Is Captain Chirps swapping reduced lethality for greater communicability?

Remember the particulars of the 1918-19 Spanish flu epidemic:

Estimates vary from 20 to 50 million deaths, but most searchers agree on a total number of victims of about 30 million. This was a far larger death toll than the 11 million deaths caused by the war. Beyond Europe, this epidemic caused a hecatomb. In India there were 21 million patients of which 6 million died, in Japan 246,000 deaths, in Canada 43,000 deaths, in Great Britain 250,000 deaths, and in the United States there were 550,000 deaths.
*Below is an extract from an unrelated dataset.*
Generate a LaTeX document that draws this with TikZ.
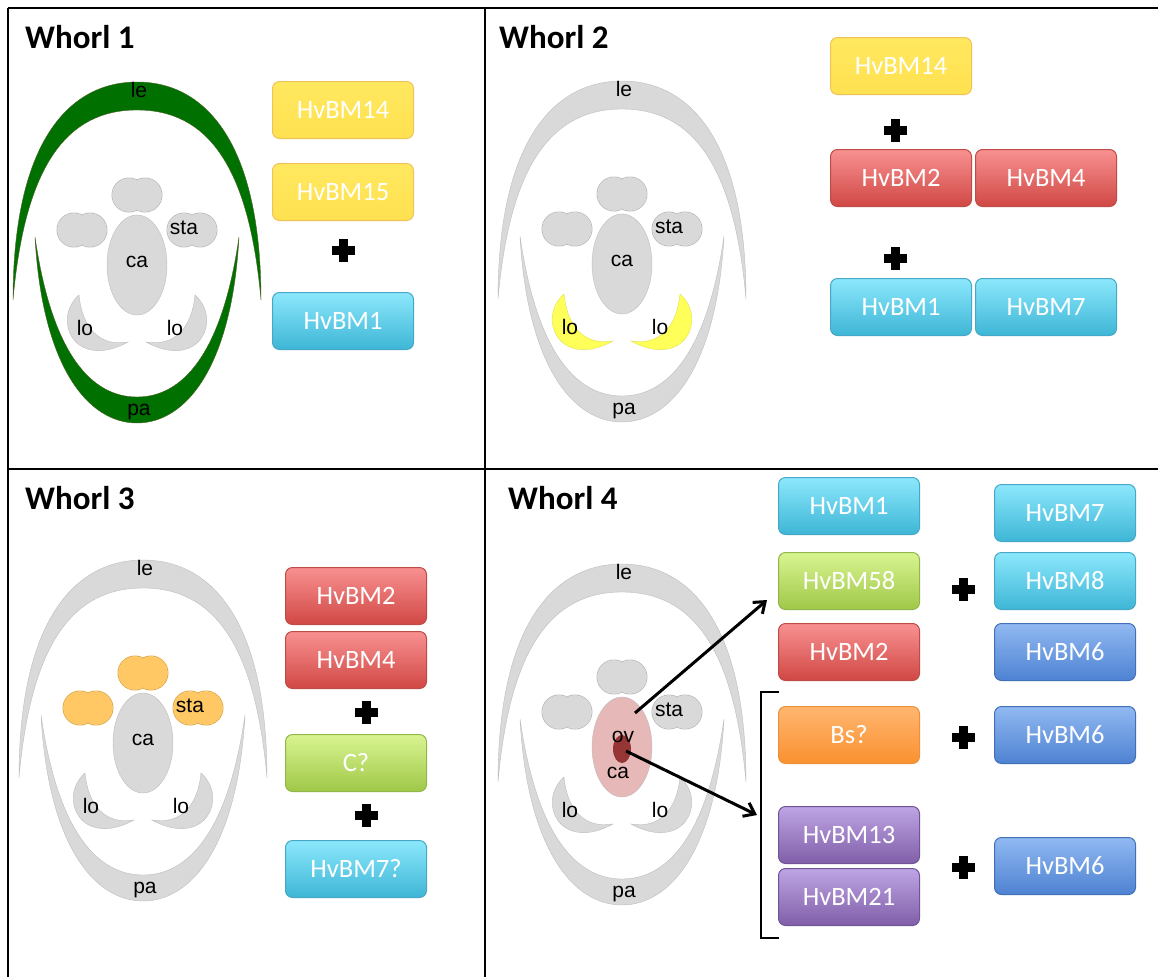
\documentclass[tikz,border=0pt]{standalone}
\usepackage{fontspec}
\usetikzlibrary{arrows.meta}

\newfontfamily\calibri{Carlito}
\newfontfamily\arial{Liberation Sans}

\definecolor{partgray}{RGB}{217,217,217}
\definecolor{partedge}{RGB}{190,190,190}
\definecolor{hullgreen}{RGB}{0,112,0}
\definecolor{hulledge}{RGB}{79,98,40}
\definecolor{lodyellow}{RGB}{255,255,90}
\definecolor{lodedge}{RGB}{225,225,70}
\definecolor{staorange}{RGB}{255,200,100}
\definecolor{staedge}{RGB}{225,170,70}
\definecolor{carppink}{RGB}{230,184,183}
\definecolor{ovred}{RGB}{150,54,52}

\tikzset{
  part/.style={font=\arial\fontsize{21}{21}\selectfont, inner sep=0pt},
  title/.style={font=\calibri\bfseries\fontsize{33}{33}\selectfont, anchor=base west, inner sep=0pt},
  gene/.style={rounded corners=7pt, minimum width=141pt, minimum height=57pt,
    inner sep=0pt, line width=1pt, text=white,
    font=\calibri\fontsize{26.5}{26.5}\selectfont},
  yellowgene/.style={gene, draw={rgb,255:red,240;green,195;blue,90},
    top color={rgb,255:red,255;green,232;blue,95}, bottom color={rgb,255:red,255;green,225;blue,80}},
  redgene/.style={gene, draw={rgb,255:red,190;green,75;blue,70},
    top color={rgb,255:red,248;green,145;blue,145}, bottom color={rgb,255:red,208;green,72;blue,68}},
  cyangene/.style={gene, draw={rgb,255:red,70;green,168;blue,198},
    top color={rgb,255:red,140;green,232;blue,252}, bottom color={rgb,255:red,62;green,182;blue,214}},
  greengene/.style={gene, draw={rgb,255:red,145;green,182;blue,75},
    top color={rgb,255:red,216;green,244;blue,145}, bottom color={rgb,255:red,160;green,200;blue,72}},
  orangegene/.style={gene, draw={rgb,255:red,235;green,145;blue,60},
    top color={rgb,255:red,255;green,182;blue,112}, bottom color={rgb,255:red,250;green,145;blue,48}},
  purplegene/.style={gene, draw={rgb,255:red,112;green,84;blue,150},
    top color={rgb,255:red,190;green,165;blue,228}, bottom color={rgb,255:red,128;green,94;blue,168}},
  bluegene/.style={gene, draw={rgb,255:red,66;green,112;blue,182},
    top color={rgb,255:red,145;green,185;blue,242}, bottom color={rgb,255:red,78;green,130;blue,210}},
  pointer/.style={line width=3pt, -{Straight Barb[length=10pt,width=15pt]}},
}

% heavy plus between two gene groups
\newcommand{\plusmark}[1]{%
  \fill (#1) +(-11.5,-4.5) rectangle +(11.5,4.5);
  \fill (#1) +(-4.5,-11.5) rectangle +(4.5,11.5);
}

% floral diagram, origin at the carpel centre
% #1 hull fill, #2 hull edge, #3 lodicule fill, #4 lodicule edge, #5 stamen fill, #6 stamen edge, #7 carpel fill
\newcommand{\floret}[7]{%
  % lemma
  \filldraw[fill=#1, draw=#2, thin] (-124,35) .. controls (-124,-120) and (-70,-183) .. (0,-183)
    .. controls (70,-183) and (124,-120) .. (124,35)
    .. controls (112,-100) and (70,-155) .. (0,-155)
    .. controls (-70,-155) and (-112,-100) .. cycle;
  % palea
  \filldraw[fill=#1, draw=#2, thin] (-102,-28) .. controls (-95,100) and (-50,158) .. (0,158)
    .. controls (50,158) and (95,100) .. (102,-28)
    .. controls (85,90) and (45,132) .. (0,132)
    .. controls (-45,132) and (-85,90) .. cycle;
  % lodicules
  \filldraw[fill=#3, draw=#4, thin] (-58,30) .. controls (-86,55) and (-62,106) .. (-9,77)
    .. controls (-38,82) and (-55,62) .. cycle;
  \filldraw[fill=#3, draw=#4, thin] (58,30) .. controls (86,55) and (62,106) .. (9,77)
    .. controls (38,82) and (55,62) .. cycle;
  % stamens
  \foreach \sx/\sy in {0/-70, -55/-35, 55/-35} {
    \draw[#6, line width=1pt] (\sx-8,\sy) circle (17) (\sx+8,\sy) circle (17);
    \fill[#5] (\sx-8,\sy) circle (16.5) (\sx+8,\sy) circle (16.5);
  }
  % carpel
  \filldraw[fill=#7, draw=partedge, thin] (0,0) ellipse (30 and 50);
  \node[part] (le) at (2,-175) {le};
  \node[part] (pa) at (2,147) {pa};
  \node[part] (sta) at (47,-37) {sta};
  \node[part] (lo1) at (-52,63) {lo};
  \node[part] (lo2) at (38,63) {lo};
}

\begin{document}
\begin{tikzpicture}[x=1pt, y=-1pt]
\useasboundingbox (0,0) rectangle (1158,977);

% panel grid
\draw[line width=1.8pt] (8,8) -- (1158,8);
\draw[line width=1.8pt] (8,8) -- (8,977);
\draw[line width=1.8pt] (485,8) -- (485,977);
\draw[line width=1.8pt] (8,469) -- (1158,469);

\node[title] (t1) at (25,48) {Whorl 1};
\node[title] (t2) at (499,48) {Whorl 2};
\node[title] (t3) at (25,509) {Whorl 3};
\node[title] (t4) at (508,509) {Whorl 4};

% Whorl 1
\begin{scope}[shift={(137,265)}, name prefix=w1-]
  \floret{hullgreen}{hulledge}{partgray}{partedge}{partgray}{partedge}{partgray}
  \node[part] (ca) at (0,-3) {ca};
\end{scope}
\node[yellowgene] (w1-bm14) at (343,110) {HvBM14};
\node[yellowgene] (w1-bm15) at (343,192) {HvBM15};
\plusmark{343,250}
\node[cyangene] (w1-bm1) at (343,321) {HvBM1};

% Whorl 2
\begin{scope}[shift={(622,264)}, name prefix=w2-]
  \floret{partgray}{partedge}{lodyellow}{lodedge}{partgray}{partedge}{partgray}
  \node[part] (ca) at (0,-3) {ca};
\end{scope}
\node[yellowgene] (w2-bm14) at (901,66) {HvBM14};
\plusmark{895,130}
\node[redgene] (w2-bm2) at (901,178) {HvBM2};
\node[redgene] (w2-bm4) at (1046,178) {HvBM4};
\plusmark{895,258}
\node[cyangene] (w2-bm1) at (901,307) {HvBM1};
\node[cyangene] (w2-bm7) at (1046,307) {HvBM7};

% Whorl 3
\begin{scope}[shift={(143,743)}, name prefix=w3-]
  \floret{partgray}{partedge}{partgray}{partedge}{staorange}{staedge}{partgray}
  \node[part] (ca) at (0,-3) {ca};
\end{scope}
\node[redgene] (w3-bm2) at (356,596) {HvBM2};
\node[redgene] (w3-bm4) at (356,660) {HvBM4};
\plusmark{366,712}
\node[greengene] (w3-c) at (356,763) {C?};
\plusmark{366,815}
\node[cyangene] (w3-bm7) at (356,869) {HvBM7?};

% Whorl 4
\begin{scope}[shift={(622,747)}, name prefix=w4-]
  \floret{partgray}{partedge}{partgray}{partedge}{partgray}{partedge}{carppink}
  \fill[ovred] (0,2) ellipse (9 and 14);
  \node[part] (ov) at (1,-10) {ov};
  \node[part] (ca) at (-4,26) {ca};
  \coordinate (ovc) at (4,4);
  \coordinate (cup) at (13,-34);
\end{scope}
\node[cyangene] (w4-bm1) at (849,506) {HvBM1};
\node[greengene] (w4-bm58) at (849,581) {HvBM58};
\node[redgene] (w4-bm2) at (849,652) {HvBM2};
\node[orangegene] (w4-bs) at (849,735) {Bs?};
\node[purplegene] (w4-bm13) at (849,835) {HvBM13};
\node[purplegene] (w4-bm21) at (849,897) {HvBM21};
\node[cyangene] (w4-bm7) at (1065,513) {HvBM7};
\node[cyangene] (w4-bm8) at (1065,581) {HvBM8};
\node[bluegene] (w4-bm6a) at (1065,652) {HvBM6};
\node[bluegene] (w4-bm6b) at (1065,735) {HvBM6};
\node[bluegene] (w4-bm6c) at (1065,866) {HvBM6};
\plusmark{963,589}
\plusmark{963,737}
\plusmark{963,867}

% bracket round the ovule genes
\coordinate (brtop) at (761,692);
\coordinate (brbot) at (761,938);
\coordinate (brmid) at (757,815);
\draw[line width=1.6pt] ([xshift=18]brtop) -- (brtop) -- (brbot) -- ([xshift=18]brbot);

\coordinate (a58) at (767,600);
\draw[pointer] (w4-cup) -- (a58);
\draw[pointer] (w4-ovc) -- (brmid);
\end{tikzpicture}
\end{document}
Of a world population of 1.9 billion inhabitants, 950 million people were sickened.

If H5N1 avian influenza were "only" as virulent as its Spanish cousin, multiply all those figures by a factor of three. Then assume that its lethality rate drops from 52% (not a statistically credible percentage because the sample population is far too small) to, say, 10%. Take your product from above and multiply it by three again. Now we arrive at around 300 million deaths worldwide, and five million fatalities in the United States.

Yes, I know, a lot of scoffers are calling Captain Chirps another SARS or Legionnaire's Disease. Our society has become so crisis-happy that the public stopped listening to the ubiquitous chicken littles a long time ago, and not without good reason.

But remember the end of the story of the boy who cried wolf. What if, just suppose, that the wolf has taken the form of a chicken? Isn't it better to be as prepared as possible?

Better, in this case, to be a live worrywart than a dead skeptic, it seems to me.